If you are thinking about restoring an SR, dive in the deep end and swim like hell and you will get to the other side eventually. Just be methodical and determined. Before you start, decide what kind of restoration you want to do. From a general daily rider, all the way up to a concourse rebuild, it all depends on what you want to achieve, your passion for the bike, and how deep your pockets are.
Accept the fact that NOS parts won’t come cheap, read every manual you can find, and be nice to the parts person behind the counter and he/she might try harder to get some of those Unobtainium parts you are desperately seeking. Fortunately, most, if not all, SR500 parts are still readily available through Yamaha or ebay. Track down a parts book for your particular model. That little book will be worth more than it’s weigh in Unobtainium.
With the recent official release of the FI SR400 by Yamaha into the country, I’m not sure what, if any, parts are interchangeable. That would be a good question for the lads in the Club to answer. However, there are quite a number of international companies that offer parts support to SR owners – Yambits, Wemoto, Vanem, Deus, and KEDO, to name a few.

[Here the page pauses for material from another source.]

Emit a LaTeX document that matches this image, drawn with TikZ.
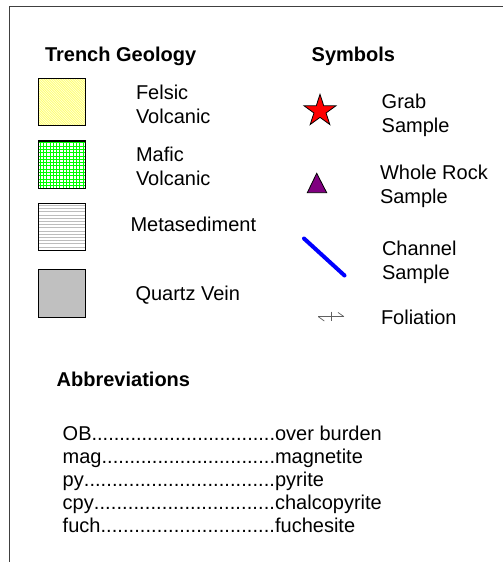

If you find yourself getting to the point where you think it is all too hard, don’t fall into the trap of selling it in bits. I hate seeing incomplete restorations for sale on fleabay. Dont give up. Tuck what you have done away somewhere in the garage and have a break from it. Get back into it when you are ready. And don’t be afraid to ask for help from the SR500 Club lads. It might cost you a couple of beers, but the knowledge, support and enthusiasm within the Club is incredible and will inspire you to keep going.
I had to sell my SR, sadly. However, I sold it to another passionate SR enthusiast and I feel content knowing it has gone to a good home. I will always miss the old girl.